But according to the No. 2 overall pick, there's nothing mechanically wrong with his jump shot. Rather, he asserted the woes afflicting him have been mental rather than physical.
"It's in my head to be honest," Ball told ESPN.com's Jeff Goodman after the loss. "I know I can shoot the ball."
History suggests he's right.
During his lone season at UCLA, Ball shot 55.1 percent from the field and 41.2 percent from three. He also converted a staggering 78.9 percent of his attempts at the rim, according to Hoop-Math.com.
However, Ball's first 11 NBA games have produced splits that are unrecognizable by comparison.
Following Wednesday's loss, Ball is shooting 29.5 percent from the field and 23.1 percent from three.
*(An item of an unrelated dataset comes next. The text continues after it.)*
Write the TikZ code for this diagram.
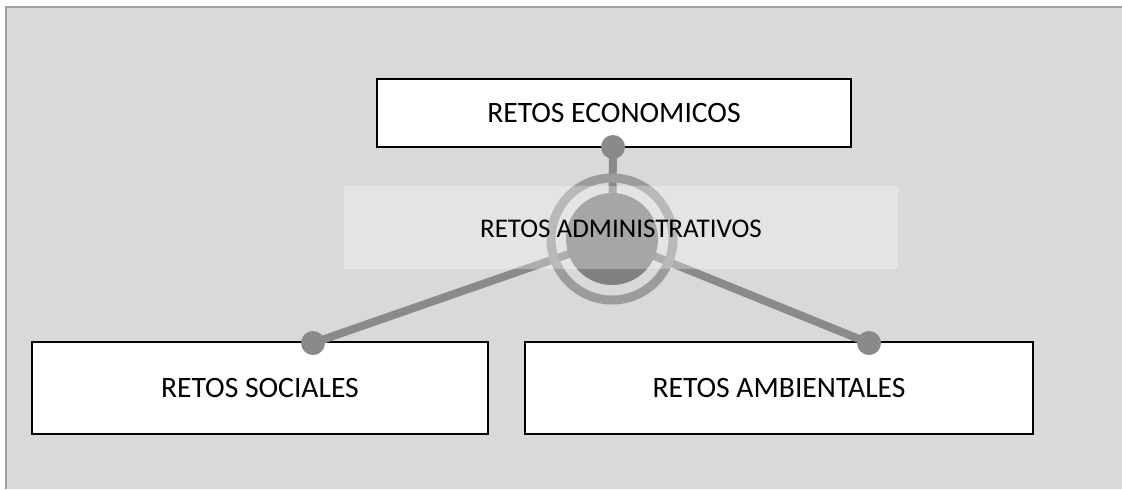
\documentclass[tikz,border=0pt]{standalone}
\usepackage{fontspec}
\setmainfont{Carlito}
\tikzset{
  retobox/.style={draw=black,line width=1pt,fill=white,inner sep=0pt},
  spoke/.style={draw=spokegray,line width=4pt},
  dotnode/.style={circle,fill=spokegray,inner sep=0pt,minimum size=12pt},
}
\definecolor{bggray}{HTML}{D9D9D9}
\definecolor{framegray}{HTML}{A0A0A0}
\definecolor{spokegray}{HTML}{8A8A8A}
\definecolor{ringgray}{HTML}{9C9C9C}
\definecolor{hubgray}{HTML}{808080}
\begin{document}
\begin{tikzpicture}[x=0.5pt,y=-0.5pt,font=\fontsize{14.8}{18}\selectfont]
\useasboundingbox (0,0) rectangle (1122,489);
% background
\fill[bggray] (6,7) rectangle (1122,489);
\draw[framegray,line width=1pt] (6,489) -- (6,7) -- (1122,7);
% boxes
\node[retobox,minimum width=237pt,minimum height=34pt] (eco) at (614,113) {RETOS ECONOMICOS};
\node[retobox,minimum width=228pt,minimum height=46pt] (soc) at (260,388) {RETOS SOCIALES};
\node[retobox,minimum width=254pt,minimum height=46pt] (amb) at (779,388) {RETOS AMBIENTALES};
% hub and spokes
\coordinate (hub) at (612,239);
\coordinate (ecodot) at (613,147);
\coordinate (socdot) at (313,343);
\coordinate (ambdot) at (869,343);
\draw[spoke] (hub) -- (ecodot);
\draw[spoke] (hub) -- (socdot);
\draw[spoke] (hub) -- (ambdot);
\node[dotnode] (ecoend) at (ecodot) {};
\node[dotnode] (socend) at (socdot) {};
\node[dotnode] (ambend) at (ambdot) {};
\draw[ringgray,line width=4.5pt] (hub) circle[radius=30.5pt];
\fill[hubgray] (hub) circle[radius=23pt];
% band with title
\fill[white,opacity=0.3] (344,186) rectangle (898,269);
\node[font=\fontsize{13.5}{16}\selectfont] (admin) at (621,229) {RETOS ADMINISTRATIVOS};
\end{tikzpicture}
\end{document}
He's also converting a league-worst 34.4 percent of his shots in the paint, per Second Spectrum (via ESPN Stats & Info).
The last few outings have represented a particular slog.
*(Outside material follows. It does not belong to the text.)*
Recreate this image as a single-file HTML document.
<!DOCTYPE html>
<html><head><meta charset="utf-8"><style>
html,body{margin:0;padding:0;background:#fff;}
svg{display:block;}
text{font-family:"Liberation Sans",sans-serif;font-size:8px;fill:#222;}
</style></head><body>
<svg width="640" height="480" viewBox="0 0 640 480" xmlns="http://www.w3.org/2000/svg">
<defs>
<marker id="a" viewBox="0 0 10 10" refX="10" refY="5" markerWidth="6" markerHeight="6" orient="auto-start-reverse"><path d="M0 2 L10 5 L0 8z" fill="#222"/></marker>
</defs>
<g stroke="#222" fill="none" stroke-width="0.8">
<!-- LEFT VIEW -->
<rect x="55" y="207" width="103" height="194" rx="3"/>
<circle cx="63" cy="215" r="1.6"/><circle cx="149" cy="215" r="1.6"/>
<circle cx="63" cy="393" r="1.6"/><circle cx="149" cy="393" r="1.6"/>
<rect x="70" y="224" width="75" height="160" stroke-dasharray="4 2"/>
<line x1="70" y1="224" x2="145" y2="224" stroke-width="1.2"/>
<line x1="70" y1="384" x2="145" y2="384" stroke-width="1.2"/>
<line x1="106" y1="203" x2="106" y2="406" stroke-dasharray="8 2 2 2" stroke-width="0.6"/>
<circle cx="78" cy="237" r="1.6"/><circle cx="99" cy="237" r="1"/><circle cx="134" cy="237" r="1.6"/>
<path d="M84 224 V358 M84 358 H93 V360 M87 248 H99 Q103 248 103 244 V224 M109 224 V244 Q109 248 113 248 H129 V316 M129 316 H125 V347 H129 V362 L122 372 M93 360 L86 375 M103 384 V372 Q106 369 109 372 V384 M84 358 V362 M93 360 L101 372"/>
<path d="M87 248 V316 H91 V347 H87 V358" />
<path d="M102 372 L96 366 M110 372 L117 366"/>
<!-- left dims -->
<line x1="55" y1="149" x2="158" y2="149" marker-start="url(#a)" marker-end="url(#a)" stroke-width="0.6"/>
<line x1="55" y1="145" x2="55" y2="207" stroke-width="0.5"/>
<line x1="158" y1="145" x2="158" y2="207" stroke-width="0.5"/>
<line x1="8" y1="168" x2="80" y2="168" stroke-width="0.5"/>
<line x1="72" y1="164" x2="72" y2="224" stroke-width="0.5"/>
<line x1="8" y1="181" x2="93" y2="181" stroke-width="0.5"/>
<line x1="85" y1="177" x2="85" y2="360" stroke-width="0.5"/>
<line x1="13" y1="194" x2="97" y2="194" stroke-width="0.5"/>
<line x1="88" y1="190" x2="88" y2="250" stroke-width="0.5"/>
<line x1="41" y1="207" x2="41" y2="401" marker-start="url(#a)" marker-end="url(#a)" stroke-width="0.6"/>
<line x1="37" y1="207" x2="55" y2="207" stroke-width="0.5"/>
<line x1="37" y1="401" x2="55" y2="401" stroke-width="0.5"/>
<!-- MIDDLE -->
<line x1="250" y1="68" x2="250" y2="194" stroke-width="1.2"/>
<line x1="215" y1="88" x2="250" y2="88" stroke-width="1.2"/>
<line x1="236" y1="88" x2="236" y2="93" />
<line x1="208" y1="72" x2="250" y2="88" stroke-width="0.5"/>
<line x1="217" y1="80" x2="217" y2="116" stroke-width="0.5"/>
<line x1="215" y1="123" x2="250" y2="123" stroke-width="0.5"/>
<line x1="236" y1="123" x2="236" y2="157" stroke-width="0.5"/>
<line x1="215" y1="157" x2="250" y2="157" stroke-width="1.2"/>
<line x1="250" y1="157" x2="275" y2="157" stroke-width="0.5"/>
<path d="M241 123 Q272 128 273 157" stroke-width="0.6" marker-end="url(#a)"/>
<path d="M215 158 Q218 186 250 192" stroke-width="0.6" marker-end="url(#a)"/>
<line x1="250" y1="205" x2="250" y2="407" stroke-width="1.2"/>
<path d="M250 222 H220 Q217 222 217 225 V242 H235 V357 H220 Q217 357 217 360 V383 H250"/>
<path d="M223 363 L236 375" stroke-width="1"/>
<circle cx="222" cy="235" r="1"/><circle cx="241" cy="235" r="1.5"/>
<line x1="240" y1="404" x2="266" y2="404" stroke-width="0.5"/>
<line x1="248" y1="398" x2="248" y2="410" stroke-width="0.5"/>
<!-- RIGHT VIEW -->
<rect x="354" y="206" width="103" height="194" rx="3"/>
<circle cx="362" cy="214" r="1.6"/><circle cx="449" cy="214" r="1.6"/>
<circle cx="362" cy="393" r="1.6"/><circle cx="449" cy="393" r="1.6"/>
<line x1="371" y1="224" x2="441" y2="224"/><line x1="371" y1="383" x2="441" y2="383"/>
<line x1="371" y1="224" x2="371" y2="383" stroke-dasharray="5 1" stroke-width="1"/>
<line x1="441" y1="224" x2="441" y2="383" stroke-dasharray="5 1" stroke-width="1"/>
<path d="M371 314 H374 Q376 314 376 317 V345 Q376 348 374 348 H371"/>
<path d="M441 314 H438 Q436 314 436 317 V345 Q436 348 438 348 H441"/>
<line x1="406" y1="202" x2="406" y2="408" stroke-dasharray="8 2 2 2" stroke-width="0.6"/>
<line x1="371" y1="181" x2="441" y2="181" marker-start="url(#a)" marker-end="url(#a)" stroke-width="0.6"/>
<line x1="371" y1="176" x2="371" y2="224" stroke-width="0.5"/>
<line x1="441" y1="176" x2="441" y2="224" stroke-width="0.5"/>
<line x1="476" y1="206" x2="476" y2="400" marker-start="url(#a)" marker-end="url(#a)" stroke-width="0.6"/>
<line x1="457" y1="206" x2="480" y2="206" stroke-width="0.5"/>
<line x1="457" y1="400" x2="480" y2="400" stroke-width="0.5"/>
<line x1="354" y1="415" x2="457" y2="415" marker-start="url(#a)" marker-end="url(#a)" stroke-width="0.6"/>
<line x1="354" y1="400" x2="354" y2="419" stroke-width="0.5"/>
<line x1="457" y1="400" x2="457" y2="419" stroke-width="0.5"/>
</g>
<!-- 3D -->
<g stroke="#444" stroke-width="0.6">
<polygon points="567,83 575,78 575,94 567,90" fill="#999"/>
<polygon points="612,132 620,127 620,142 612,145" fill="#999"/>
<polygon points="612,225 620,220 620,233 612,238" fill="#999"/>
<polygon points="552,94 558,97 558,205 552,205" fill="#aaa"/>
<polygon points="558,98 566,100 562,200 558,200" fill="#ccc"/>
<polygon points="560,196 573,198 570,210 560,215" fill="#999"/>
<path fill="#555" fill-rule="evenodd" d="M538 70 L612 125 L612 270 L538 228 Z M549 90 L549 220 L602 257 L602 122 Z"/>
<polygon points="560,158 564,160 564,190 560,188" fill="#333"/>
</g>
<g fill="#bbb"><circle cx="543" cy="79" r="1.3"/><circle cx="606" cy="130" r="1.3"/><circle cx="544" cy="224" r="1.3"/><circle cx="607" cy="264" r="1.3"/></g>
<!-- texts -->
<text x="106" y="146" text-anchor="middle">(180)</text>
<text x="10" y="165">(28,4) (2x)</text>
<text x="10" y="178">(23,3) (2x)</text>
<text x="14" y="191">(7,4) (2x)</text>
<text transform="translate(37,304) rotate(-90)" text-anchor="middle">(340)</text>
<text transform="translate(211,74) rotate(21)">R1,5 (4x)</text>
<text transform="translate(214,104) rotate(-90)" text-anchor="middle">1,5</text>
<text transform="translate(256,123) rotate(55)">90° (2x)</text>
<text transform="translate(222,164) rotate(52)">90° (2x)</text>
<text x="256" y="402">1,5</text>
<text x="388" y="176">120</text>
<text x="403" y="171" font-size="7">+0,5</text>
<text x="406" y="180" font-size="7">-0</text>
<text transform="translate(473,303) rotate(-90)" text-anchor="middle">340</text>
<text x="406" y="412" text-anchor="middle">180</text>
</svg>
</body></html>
Dating back to his scoreless effort against the Portland Trail Blazers on Nov. 2, Ball has scored 24 points on 10-of-45 shooting (2-of-17 from three) over his last four games.
As a result, the Lakers now own a better offensive rating (100.5) with Ball on the bench compared to when he's on the floor running the offense (98.6).
Ball will try to course correct Thursday when the Lakers head to Capital One Arena for their second meeting of the season with the Washington Wizards.
In their first tilt, a 102-99 Lakers win, Ball was held to six points on 2-of-11 shooting.